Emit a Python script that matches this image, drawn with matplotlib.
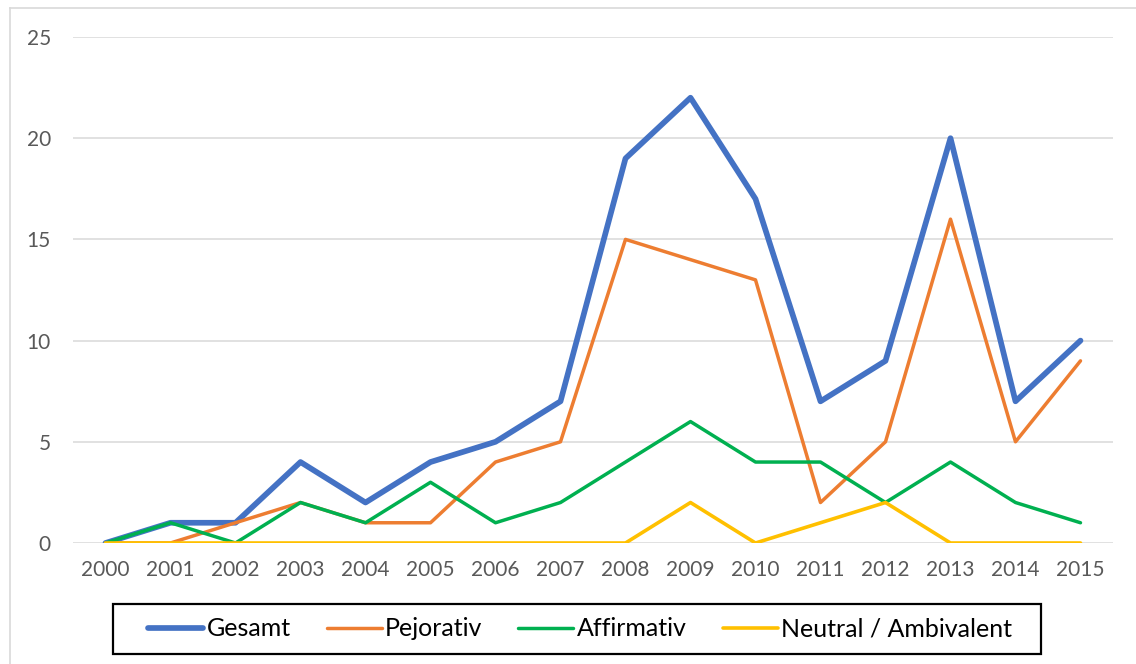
import matplotlib
matplotlib.use("Agg")
import matplotlib.pyplot as plt
from matplotlib.lines import Line2D
from matplotlib.patches import Rectangle

plt.rcParams['font.family'] = ['Lato', 'DejaVu Sans']

years = ["2000", "2001", "2002", "2003", "2004", "2005", "2006", "2007",
         "2008", "2009", "2010", "2011", "2012", "2013", "2014", "2015"]
gesamt = [0, 1, 1, 4, 2, 4, 5, 7, 19, 22, 17, 7, 9, 20, 7, 10]
pejorativ = [0, 0, 1, 2, 1, 1, 4, 5, 15, 14, 13, 2, 5, 16, 5, 9]
affirmativ = [0, 1, 0, 2, 1, 3, 1, 2, 4, 6, 4, 4, 2, 4, 2, 1]
neutral = [0, 0, 0, 0, 0, 0, 0, 0, 0, 2, 0, 1, 2, 0, 0, 0]

series = [
    ("Gesamt", gesamt, "#4472C4", 4.1),
    ("Pejorativ", pejorativ, "#ED7D31", 2.5),
    ("Affirmativ", affirmativ, "#00B050", 2.5),
    ("Neutral / Ambivalent", neutral, "#FFC000", 2.6),
]

W, H = 1136, 664
fig = plt.figure(figsize=(W / 100, H / 100), dpi=100)
ax = fig.add_axes([73 / W, 1 - 543 / H, (1113 - 73) / W, (543 - 37) / H])

x = list(range(len(years)))
handles = []
for name, vals, color, lw in series:
    ln, = ax.plot(x, vals, color=color, lw=lw, solid_capstyle='round',
                  solid_joinstyle='round', label=name, zorder=3)
    handles.append(ln)

ax.set_xlim(-0.5, len(years) - 0.5)
ax.set_ylim(0, 25)
ax.set_yticks(range(0, 26, 5))
ax.set_xticks(x)
ax.set_xticklabels(years)
ax.grid(axis='y', color='#d9d9d9', lw=1.1, zorder=0)
ax.set_axisbelow(True)
for s in ax.spines.values():
    s.set_visible(False)
ax.tick_params(axis='both', length=0, labelsize=15, labelcolor='#595959')
ax.tick_params(axis='y', pad=16)
ax.tick_params(axis='x', pad=12)

# legend entries without a frame; the box is drawn separately with wider side padding
leg = fig.legend(handles=handles, loc='center',
                 bbox_to_anchor=(580 / W, 1 - 629 / H), ncol=4,
                 fontsize=18, frameon=False,
                 handlelength=2.2, handletextpad=0.12, columnspacing=1.45,
                 borderpad=0.38, borderaxespad=0)
for t in leg.get_texts():
    t.set_color('black')

fig.add_artist(Rectangle((113 / W, 1 - 654 / H), (1041 - 113) / W, 50 / H,
                         transform=fig.transFigure, fill=False,
                         edgecolor='black', lw=1.6))

# light outer border on the top and left edges
fig.add_artist(Line2D([10 / W, 1.0], [1 - 8 / H, 1 - 8 / H], color='#d9d9d9', lw=1.2,
                      transform=fig.transFigure))
fig.add_artist(Line2D([10 / W, 10 / W], [0.0, 1 - 8 / H], color='#d9d9d9', lw=1.2,
                      transform=fig.transFigure))

fig.savefig("out.png", dpi=100, facecolor='white')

____________

__OBJECTIVE__:
Transcribe the full listing above exactly as it stands, minus the pictures.

__RESULT FOR THIS EXERCISE__:
Emit a Python script that matches this image, drawn with matplotlib.
import matplotlib
matplotlib.use("Agg")
import matplotlib.pyplot as plt
from matplotlib.lines import Line2D
from matplotlib.patches import Rectangle

plt.rcParams['font.family'] = ['Lato', 'DejaVu Sans']

years = ["2000", "2001", "2002", "2003", "2004", "2005", "2006", "2007",
         "2008", "2009", "2010", "2011", "2012", "2013", "2014", "2015"]
gesamt = [0, 1, 1, 4, 2, 4, 5, 7, 19, 22, 17, 7, 9, 20, 7, 10]
pejorativ = [0, 0, 1, 2, 1, 1, 4, 5, 15, 14, 13, 2, 5, 16, 5, 9]
affirmativ = [0, 1, 0, 2, 1, 3, 1, 2, 4, 6, 4, 4, 2, 4, 2, 1]
neutral = [0, 0, 0, 0, 0, 0, 0, 0, 0, 2, 0, 1, 2, 0, 0, 0]

series = [
    ("Gesamt", gesamt, "#4472C4", 4.1),
    ("Pejorativ", pejorativ, "#ED7D31", 2.5),
    ("Affirmativ", affirmativ, "#00B050", 2.5),
    ("Neutral / Ambivalent", neutral, "#FFC000", 2.6),
]

W, H = 1136, 664
fig = plt.figure(figsize=(W / 100, H / 100), dpi=100)
ax = fig.add_axes([73 / W, 1 - 543 / H, (1113 - 73) / W, (543 - 37) / H])

x = list(range(len(years)))
handles = []
for name, vals, color, lw in series:
    ln, = ax.plot(x, vals, color=color, lw=lw, solid_capstyle='round',
                  solid_joinstyle='round', label=name, zorder=3)
    handles.append(ln)

ax.set_xlim(-0.5, len(years) - 0.5)
ax.set_ylim(0, 25)
ax.set_yticks(range(0, 26, 5))
ax.set_xticks(x)
ax.set_xticklabels(years)
ax.grid(axis='y', color='#d9d9d9', lw=1.1, zorder=0)
ax.set_axisbelow(True)
for s in ax.spines.values():
    s.set_visible(False)
ax.tick_params(axis='both', length=0, labelsize=15, labelcolor='#595959')
ax.tick_params(axis='y', pad=16)
ax.tick_params(axis='x', pad=12)

# legend entries without a frame; the box is drawn separately with wider side padding
leg = fig.legend(handles=handles, loc='center',
                 bbox_to_anchor=(580 / W, 1 - 629 / H), ncol=4,
                 fontsize=18, frameon=False,
                 handlelength=2.2, handletextpad=0.12, columnspacing=1.45,
                 borderpad=0.38, borderaxespad=0)
for t in leg.get_texts():
    t.set_color('black')

fig.add_artist(Rectangle((113 / W, 1 - 654 / H), (1041 - 113) / W, 50 / H,
                         transform=fig.transFigure, fill=False,
                         edgecolor='black', lw=1.6))

# light outer border on the top and left edges
fig.add_artist(Line2D([10 / W, 1.0], [1 - 8 / H, 1 - 8 / H], color='#d9d9d9', lw=1.2,
                      transform=fig.transFigure))
fig.add_artist(Line2D([10 / W, 10 / W], [0.0, 1 - 8 / H], color='#d9d9d9', lw=1.2,
                      transform=fig.transFigure))

fig.savefig("out.png", dpi=100, facecolor='white')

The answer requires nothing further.